Data segment:
·····
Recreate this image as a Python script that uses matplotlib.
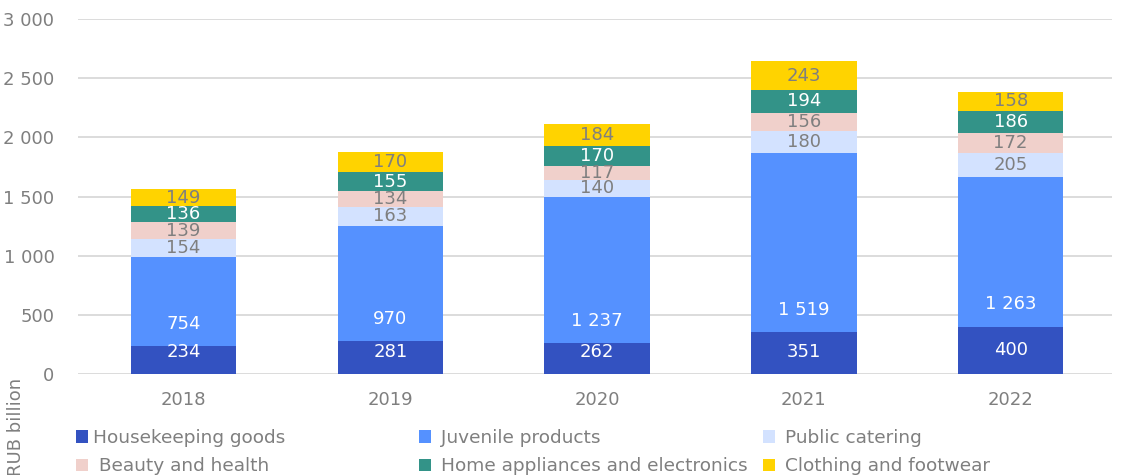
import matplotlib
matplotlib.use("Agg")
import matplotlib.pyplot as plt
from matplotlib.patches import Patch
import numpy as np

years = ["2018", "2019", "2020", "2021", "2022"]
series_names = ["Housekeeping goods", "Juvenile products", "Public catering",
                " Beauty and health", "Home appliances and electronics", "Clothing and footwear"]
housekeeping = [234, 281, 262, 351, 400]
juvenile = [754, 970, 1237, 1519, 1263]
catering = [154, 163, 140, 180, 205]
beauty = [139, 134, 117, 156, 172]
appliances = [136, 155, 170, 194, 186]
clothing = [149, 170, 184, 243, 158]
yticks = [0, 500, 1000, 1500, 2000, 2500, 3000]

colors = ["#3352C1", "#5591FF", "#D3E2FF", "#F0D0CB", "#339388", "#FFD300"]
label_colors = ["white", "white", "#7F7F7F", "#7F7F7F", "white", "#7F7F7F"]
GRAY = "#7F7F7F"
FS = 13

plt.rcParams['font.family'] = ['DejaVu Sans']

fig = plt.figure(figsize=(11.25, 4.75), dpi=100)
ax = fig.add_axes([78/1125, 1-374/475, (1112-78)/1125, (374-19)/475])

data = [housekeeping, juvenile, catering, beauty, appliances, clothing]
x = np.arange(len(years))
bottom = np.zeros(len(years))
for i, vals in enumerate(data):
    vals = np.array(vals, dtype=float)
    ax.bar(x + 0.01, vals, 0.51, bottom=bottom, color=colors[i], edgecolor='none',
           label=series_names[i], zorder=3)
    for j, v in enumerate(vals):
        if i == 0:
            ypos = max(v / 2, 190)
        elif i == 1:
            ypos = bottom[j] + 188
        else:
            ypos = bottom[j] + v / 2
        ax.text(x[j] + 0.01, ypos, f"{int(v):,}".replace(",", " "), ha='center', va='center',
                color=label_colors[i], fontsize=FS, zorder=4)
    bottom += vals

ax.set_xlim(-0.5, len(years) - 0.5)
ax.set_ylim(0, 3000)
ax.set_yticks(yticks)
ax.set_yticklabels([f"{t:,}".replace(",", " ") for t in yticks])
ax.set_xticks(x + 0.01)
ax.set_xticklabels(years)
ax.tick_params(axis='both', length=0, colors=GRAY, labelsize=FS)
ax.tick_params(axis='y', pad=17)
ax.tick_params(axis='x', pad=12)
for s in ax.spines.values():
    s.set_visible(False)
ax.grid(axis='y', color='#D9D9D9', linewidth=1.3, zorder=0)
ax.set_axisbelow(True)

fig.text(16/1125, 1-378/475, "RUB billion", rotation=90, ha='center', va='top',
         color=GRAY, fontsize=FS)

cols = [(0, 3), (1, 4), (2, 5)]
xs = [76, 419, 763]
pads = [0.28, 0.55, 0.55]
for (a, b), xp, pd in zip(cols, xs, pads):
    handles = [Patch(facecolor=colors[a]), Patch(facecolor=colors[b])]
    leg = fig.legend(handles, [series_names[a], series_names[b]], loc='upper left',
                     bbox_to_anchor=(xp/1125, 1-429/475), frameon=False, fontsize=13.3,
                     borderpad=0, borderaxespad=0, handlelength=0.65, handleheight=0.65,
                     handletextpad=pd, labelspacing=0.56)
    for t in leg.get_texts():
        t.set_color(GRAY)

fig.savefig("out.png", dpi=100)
·····
The task:
Give back the whole listing as it stands, minus its pictures.

Result of the task:
Recreate this image as a Python script that uses matplotlib.
import matplotlib
matplotlib.use("Agg")
import matplotlib.pyplot as plt
from matplotlib.patches import Patch
import numpy as np

years = ["2018", "2019", "2020", "2021", "2022"]
series_names = ["Housekeeping goods", "Juvenile products", "Public catering",
                " Beauty and health", "Home appliances and electronics", "Clothing and footwear"]
housekeeping = [234, 281, 262, 351, 400]
juvenile = [754, 970, 1237, 1519, 1263]
catering = [154, 163, 140, 180, 205]
beauty = [139, 134, 117, 156, 172]
appliances = [136, 155, 170, 194, 186]
clothing = [149, 170, 184, 243, 158]
yticks = [0, 500, 1000, 1500, 2000, 2500, 3000]

colors = ["#3352C1", "#5591FF", "#D3E2FF", "#F0D0CB", "#339388", "#FFD300"]
label_colors = ["white", "white", "#7F7F7F", "#7F7F7F", "white", "#7F7F7F"]
GRAY = "#7F7F7F"
FS = 13

plt.rcParams['font.family'] = ['DejaVu Sans']

fig = plt.figure(figsize=(11.25, 4.75), dpi=100)
ax = fig.add_axes([78/1125, 1-374/475, (1112-78)/1125, (374-19)/475])

data = [housekeeping, juvenile, catering, beauty, appliances, clothing]
x = np.arange(len(years))
bottom = np.zeros(len(years))
for i, vals in enumerate(data):
    vals = np.array(vals, dtype=float)
    ax.bar(x + 0.01, vals, 0.51, bottom=bottom, color=colors[i], edgecolor='none',
           label=series_names[i], zorder=3)
    for j, v in enumerate(vals):
        if i == 0:
            ypos = max(v / 2, 190)
        elif i == 1:
            ypos = bottom[j] + 188
        else:
            ypos = bottom[j] + v / 2
        ax.text(x[j] + 0.01, ypos, f"{int(v):,}".replace(",", " "), ha='center', va='center',
                color=label_colors[i], fontsize=FS, zorder=4)
    bottom += vals

ax.set_xlim(-0.5, len(years) - 0.5)
ax.set_ylim(0, 3000)
ax.set_yticks(yticks)
ax.set_yticklabels([f"{t:,}".replace(",", " ") for t in yticks])
ax.set_xticks(x + 0.01)
ax.set_xticklabels(years)
ax.tick_params(axis='both', length=0, colors=GRAY, labelsize=FS)
ax.tick_params(axis='y', pad=17)
ax.tick_params(axis='x', pad=12)
for s in ax.spines.values():
    s.set_visible(False)
ax.grid(axis='y', color='#D9D9D9', linewidth=1.3, zorder=0)
ax.set_axisbelow(True)

fig.text(16/1125, 1-378/475, "RUB billion", rotation=90, ha='center', va='top',
         color=GRAY, fontsize=FS)

cols = [(0, 3), (1, 4), (2, 5)]
xs = [76, 419, 763]
pads = [0.28, 0.55, 0.55]
for (a, b), xp, pd in zip(cols, xs, pads):
    handles = [Patch(facecolor=colors[a]), Patch(facecolor=colors[b])]
    leg = fig.legend(handles, [series_names[a], series_names[b]], loc='upper left',
                     bbox_to_anchor=(xp/1125, 1-429/475), frameon=False, fontsize=13.3,
                     borderpad=0, borderaxespad=0, handlelength=0.65, handleheight=0.65,
                     handletextpad=pd, labelspacing=0.56)
    for t in leg.get_texts():
        t.set_color(GRAY)

fig.savefig("out.png", dpi=100)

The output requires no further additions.